• [Exercise objective] Please transcribe the listing below in full and word for word, without its pictures.

** BEGIN **

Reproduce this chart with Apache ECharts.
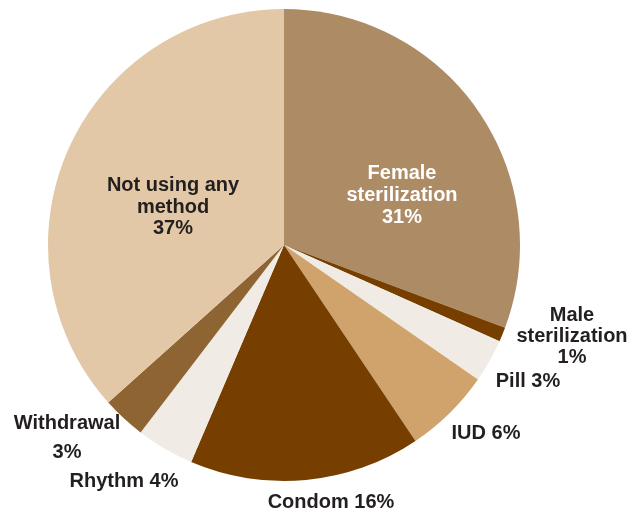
<!DOCTYPE html>
<html>
<head>
<meta charset="utf-8">
<script src="https://cdn.jsdelivr.net/npm/echarts@6/dist/echarts.min.js"></script>
<style>
  html, body { margin: 0; padding: 0; background: #ffffff; }
  #chart { width: 642px; height: 514px; }
</style>
</head>
<body>
<div id="chart"></div>
<script>
// Contraceptive method mix, share of women (%)
const categories = ['Female sterilization', 'Male sterilization', 'Pill', 'IUD', 'Condom', 'Rhythm', 'Withdrawal', 'Not using any method'];
const shares = [31, 1, 3, 6, 16, 4, 3, 37];
const labelNames = ['Female\nsterilization', 'Male\nsterilization', 'Pill', 'IUD', 'Condom', 'Rhythm', 'Withdrawal', 'Not using any\nmethod'];
const labelBreaks = ['\n', '\n', ' ', ' ', ' ', ' ', '\n', '\n'];

// Styling and label placement
const sliceColors = ['#ad8b65', '#763f00', '#f0ebe5', '#cfa36b', '#763f00', '#f0ebe5', '#8f6433', '#e2c8a6'];
const labelColors = ['#ffffff', '#231f20', '#231f20', '#231f20', '#231f20', '#231f20', '#231f20', '#231f20'];
const labelAnchors = [[402, 195], [572, 336], [528, 381], [486, 433], [331, 502], [124, 481], [67, 438], [173, 207]];
const labelLineHeights = [22, 21, 22, 22, 22, 22, 29, 21.5];

const chart = echarts.init(document.getElementById('chart'), null, { renderer: 'canvas' });

chart.setOption({
  animation: false,
  backgroundColor: '#ffffff',
  series: [{
    type: 'pie',
    center: [284, 245],
    radius: 236,
    startAngle: 90,
    clockwise: true,
    avoidLabelOverlap: false,
    silent: true,
    itemStyle: { borderWidth: 0 },
    labelLine: { show: false },
    label: {
      show: true,
      position: 'outside',
      fontFamily: 'Liberation Sans, Arial, sans-serif',
      fontWeight: 'bold',
      fontSize: 20,
      align: 'center'
    },
    labelLayout: function (params) {
      const p = labelAnchors[params.dataIndex];
      return { x: p[0], y: p[1], align: 'center', verticalAlign: 'middle' };
    },
    data: categories.map(function (name, i) {
      return {
        name: name,
        value: shares[i],
        itemStyle: { color: sliceColors[i] },
        label: {
          color: labelColors[i],
          lineHeight: labelLineHeights[i],
          formatter: labelNames[i] + labelBreaks[i] + shares[i] + '%'
        }
      };
    })
  }]
});
</script>
</body>
</html>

** END **

• [Expected answer]
Reproduce this chart with Apache ECharts.
<!DOCTYPE html>
<html>
<head>
<meta charset="utf-8">
<script src="https://cdn.jsdelivr.net/npm/echarts@6/dist/echarts.min.js"></script>
<style>
  html, body { margin: 0; padding: 0; background: #ffffff; }
  #chart { width: 642px; height: 514px; }
</style>
</head>
<body>
<div id="chart"></div>
<script>
// Contraceptive method mix, share of women (%)
const categories = ['Female sterilization', 'Male sterilization', 'Pill', 'IUD', 'Condom', 'Rhythm', 'Withdrawal', 'Not using any method'];
const shares = [31, 1, 3, 6, 16, 4, 3, 37];
const labelNames = ['Female\nsterilization', 'Male\nsterilization', 'Pill', 'IUD', 'Condom', 'Rhythm', 'Withdrawal', 'Not using any\nmethod'];
const labelBreaks = ['\n', '\n', ' ', ' ', ' ', ' ', '\n', '\n'];

// Styling and label placement
const sliceColors = ['#ad8b65', '#763f00', '#f0ebe5', '#cfa36b', '#763f00', '#f0ebe5', '#8f6433', '#e2c8a6'];
const labelColors = ['#ffffff', '#231f20', '#231f20', '#231f20', '#231f20', '#231f20', '#231f20', '#231f20'];
const labelAnchors = [[402, 195], [572, 336], [528, 381], [486, 433], [331, 502], [124, 481], [67, 438], [173, 207]];
const labelLineHeights = [22, 21, 22, 22, 22, 22, 29, 21.5];

const chart = echarts.init(document.getElementById('chart'), null, { renderer: 'canvas' });

chart.setOption({
  animation: false,
  backgroundColor: '#ffffff',
  series: [{
    type: 'pie',
    center: [284, 245],
    radius: 236,
    startAngle: 90,
    clockwise: true,
    avoidLabelOverlap: false,
    silent: true,
    itemStyle: { borderWidth: 0 },
    labelLine: { show: false },
    label: {
      show: true,
      position: 'outside',
      fontFamily: 'Liberation Sans, Arial, sans-serif',
      fontWeight: 'bold',
      fontSize: 20,
      align: 'center'
    },
    labelLayout: function (params) {
      const p = labelAnchors[params.dataIndex];
      return { x: p[0], y: p[1], align: 'center', verticalAlign: 'middle' };
    },
    data: categories.map(function (name, i) {
      return {
        name: name,
        value: shares[i],
        itemStyle: { color: sliceColors[i] },
        label: {
          color: labelColors[i],
          lineHeight: labelLineHeights[i],
          formatter: labelNames[i] + labelBreaks[i] + shares[i] + '%'
        }
      };
    })
  }]
});
</script>
</body>
</html>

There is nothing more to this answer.